Bord Bia export figures for 2016 highlight the challenges facing the sector and reinforce the need for significant government investment in market development, Food and Drink Industry Ireland (FDII), has said.

The Ibec group representing the food and drink sector was reacting to Bord Bia’s Export Performance and Prospects report, outlined that Irish food and drink exports hit a record high of €11.15 billion last year.

FDII Director Paul Kelly said that currency pressure following the Brexit vote have already hit exports and jobs.

“These problems have the potential to get a lot worse in the event of a single market fracture post-Brexit.

“The national agri-food strategy ‘FoodWise 2025’ identifies market development as one of the key strategic pillars to deliver growth.”

Brexit however has put that aspiration into sharp focus given currency challenges and potential new barriers to market access.

“A market diversification and product innovation strategy is required which focuses on maintaining UK market share, increasing exports to other EU and international markets and investing more in product development. Government should allocate €25m to support the following:

  • Government departments must be provided with the necessary resources to support rapid market access
  • State agencies (Bord Bia and Enterprise Ireland) must be provided with the necessary re-sources to support market development; in-market intelligence, in-market promotion, and in-market trade support
  • Enterprises must be provided with support through the state agencies for market develop-ment and investment in international sales and marketing. This should include support for placement of marketing executives in international markets by food and drink businesses.
  • State supported trade financing should be examined as part of a wider ‘access to finance’ package”.”

‘Irish farmers have borne the pain of Sterling weakness’

Also reacting to the Bord Bia Export Performance and Prospects Report was IFA President Joe Healy who said that it is mainly Irish farmers who have borne the pain of Sterling weakness through lower prices.

The IFA President highlighted that the two sectors most impacted were the beef and mushroom sectors.

IFA estimates that beef farmers have taken a hit of €150m in price cuts in 2016 as a result of the Sterling devaluation.

This decrease largely occurred following the UK referendum decision in June and the sharp devaluation in Sterling, it said.

Healy said for farmers, this meant a drop of €100/head on prime beef cattle in the autumn, with a knock on impact for store and weanling producers.

Mushroom growers have seen the price paid to them fall by an estimated €15m over the last 12 months, in many cases wiping out their entire margins, the association said.

“The figures also highlight the inability of processors and exporters to secure price increases from retailers as a result of the decline in Sterling.

“This situation underlines the excessive control of retailers over the food chain and their power to dictate lower prices back to processors and farmers, instead of paying higher prices to compensate for Sterling weakness.”

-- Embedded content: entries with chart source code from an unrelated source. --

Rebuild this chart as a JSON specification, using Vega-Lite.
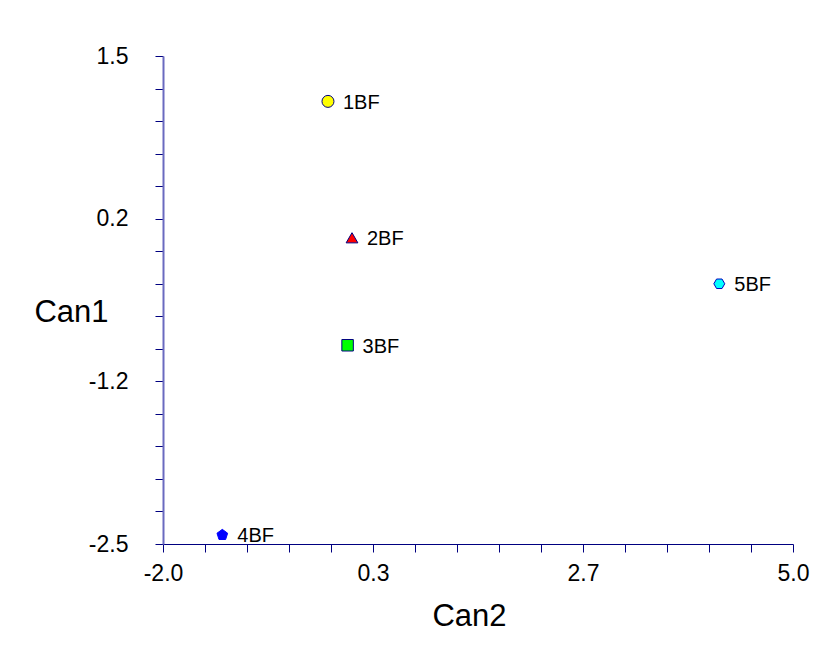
{
  "$schema": "https://vega.github.io/schema/vega-lite/v6.json",
  "autosize": "none",
  "width": 630,
  "height": 488,
  "padding": {"left": 163, "top": 56, "right": 30, "bottom": 112},
  "background": "white",
  "config": {
    "view": {"stroke": null},
    "font": "Liberation Sans",
    "axis": {"grid": false, "labelFont": "Liberation Sans", "titleFont": "Liberation Sans", "labelColor": "black", "titleColor": "black", "titleFontWeight": "normal"}
  },
  "data": {
    "values": [
      {"name": "1BF", "Can2": -0.167, "Can1": 1.128},
      {"name": "2BF", "Can2": 0.10, "Can1": 0.010},
      {"name": "3BF", "Can2": 0.051, "Can1": -0.871},
      {"name": "4BF", "Can2": -1.341, "Can1": -2.426},
      {"name": "5BF", "Can2": 4.181, "Can1": -0.367}
    ]
  },
  "encoding": {
    "x": {
      "field": "Can2", "type": "quantitative",
      "scale": {"domain": [-2, 5], "nice": false, "zero": false},
      "axis": {
        "title": "Can2",
        "values": [-2, -1.5333, -1.0667, -0.6, -0.1333, 0.3333, 0.8, 1.2667, 1.7333, 2.2, 2.6667, 3.1333, 3.6, 4.0667, 4.5333, 5],
        "labelExpr": "round((datum.value + 2) * 15 / 7) % 5 == 0 ? replace(format(datum.value, '.1f'), '\u2212', '-') : ''",
        "labelOverlap": false,
        "labelFontSize": 23,
        "labelBaseline": "alphabetic",
        "labelPadding": 28,
        "labelDx": -9,
        "labelFlush": false,
        "tickSize": 8,
        "tickColor": "#000080",
        "domainColor": "#000080",
        "domainWidth": 1.2,
        "titleFontSize": 31,
        "titleBaseline": "alphabetic",
        "titleAlign": "center",
        "titleX": 306,
        "titleY": 81
      }
    },
    "y": {
      "field": "Can1", "type": "quantitative",
      "scale": {"domain": [-2.5, 1.5], "nice": false, "zero": false},
      "axis": {
        "title": "Can1",
        "values": [-2.5, -2.2333, -1.9667, -1.7, -1.4333, -1.1667, -0.9, -0.6333, -0.3667, -0.1, 0.1667, 0.4333, 0.7, 0.9667, 1.2333, 1.5],
        "labelExpr": "round((datum.value + 2.5) * 15 / 4) % 5 == 0 ? replace(format(datum.value, '.1f'), '\u2212', '-') : ''",
        "labelOverlap": false,
        "labelFontSize": 23,
        "labelPadding": 27,
        "labelFlush": false,
        "tickSize": 8,
        "tickColor": "#000080",
        "domainColor": "#6a6ac0",
        "domainWidth": 2,
        "titleFontSize": 31,
        "titleAngle": 0,
        "titleBaseline": "alphabetic",
        "titleAlign": "center",
        "titleX": -92,
        "titleY": 265
      }
    }
  },
  "layer": [
    {
      "mark": {"type": "point", "filled": true, "opacity": 1, "strokeWidth": 1},
      "encoding": {
        "shape": {
          "field": "name", "type": "nominal", "legend": null,
          "scale": {
            "domain": ["1BF", "2BF", "3BF", "4BF", "5BF"],
            "range": ["circle", "triangle-up", "square", "M0,-1L0.951,-0.309L0.588,0.809L-0.588,0.809L-0.951,-0.309Z", "M1,0L0.5,-0.866L-0.5,-0.866L-1,0L-0.5,0.866L0.5,0.866Z"]
          }
        },
        "fill": {
          "field": "name", "type": "nominal", "legend": null,
          "scale": {"domain": ["1BF", "2BF", "3BF", "4BF", "5BF"], "range": ["#FFFF00", "#FF0000", "#00FF00", "#0000FF", "#00FFFF"]}
        },
        "stroke": {
          "field": "name", "type": "nominal", "legend": null,
          "scale": {"domain": ["1BF", "2BF", "3BF", "4BF", "5BF"], "range": ["#000080", "#000080", "#000080", "#0000FF", "#0000C0"]}
        },
        "size": {
          "field": "name", "type": "nominal", "legend": null,
          "scale": {"domain": ["1BF", "2BF", "3BF", "4BF", "5BF"], "range": [144, 120, 90, 187, 196]}
        }
      }
    },
    {
      "mark": {"type": "text", "align": "left", "baseline": "middle", "dx": 15, "dy": 1.5, "fontSize": 20, "font": "Liberation Sans", "color": "black"},
      "encoding": {"text": {"field": "name", "type": "nominal"}}
    }
  ]
}
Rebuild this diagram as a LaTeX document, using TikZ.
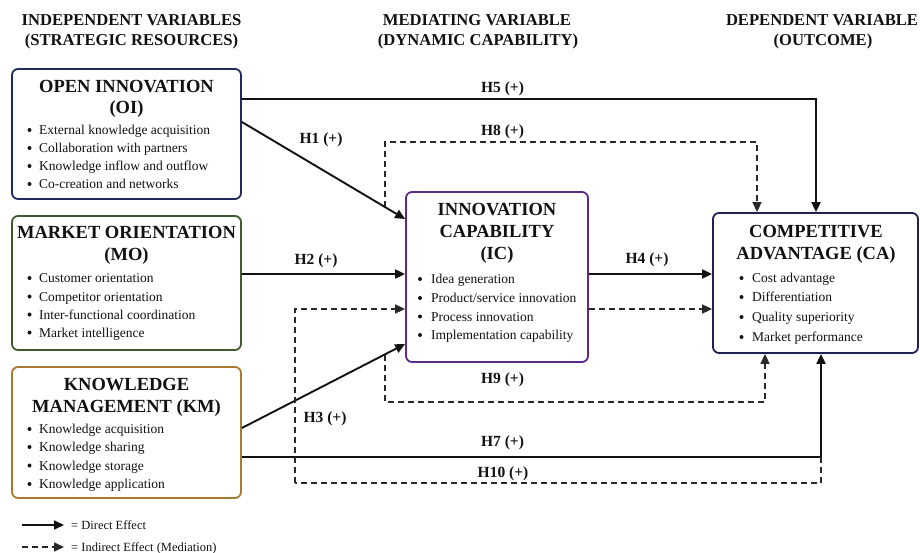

The IFA President emphasised that farmers were taking these losses as a direct result of the Brexit referendum, which was a political decision totally outside their control. This cannot be ignored by politicians here and in Europe, he said.

‘Government must be absolutely focused on the Brexit negotiations’

Meanwhile, commenting on the report ICMSA President, John Comer, who said that the only thing that Ireland could be certain of in relation to the UK market for “at least” the next two years was uncertainty.

“Our Government must be absolutely focused on the Brexit negotiations and processes over that period.

“We are the most exposed and our Government has to make our EU partners understand that our position is unique.”

Our exposure to the UK market is greatest and therefore the losses resulting from the fall in Sterling will be very significant – that’s well understood by the farmers.

What they don’t understand or accept is the statistic that has the overall value of Irish food and drink exports at €11.15 billion and healthy profits for the processors involved while, for instance, dairy farmers are only just recently back at a price a few cents over the cost of production, he said.

The ICMSA President said that this was after having endured a disastrous two years during which they made no income whatsoever from their milk while beef, tillage and pig producers also struggled under poor prices.

“The big question is why at the same time as the value of Irish food exports grow year-on-year we still have a situation where the primary producers, on whom every other link completely depends, can go for prolonged periods not alone making no income from their produce – but actually losing money.

“I know it’s not Bord Bia’s job to answer that question, but it’s certainly a question that needs to be answered and we’ll go on asking it.”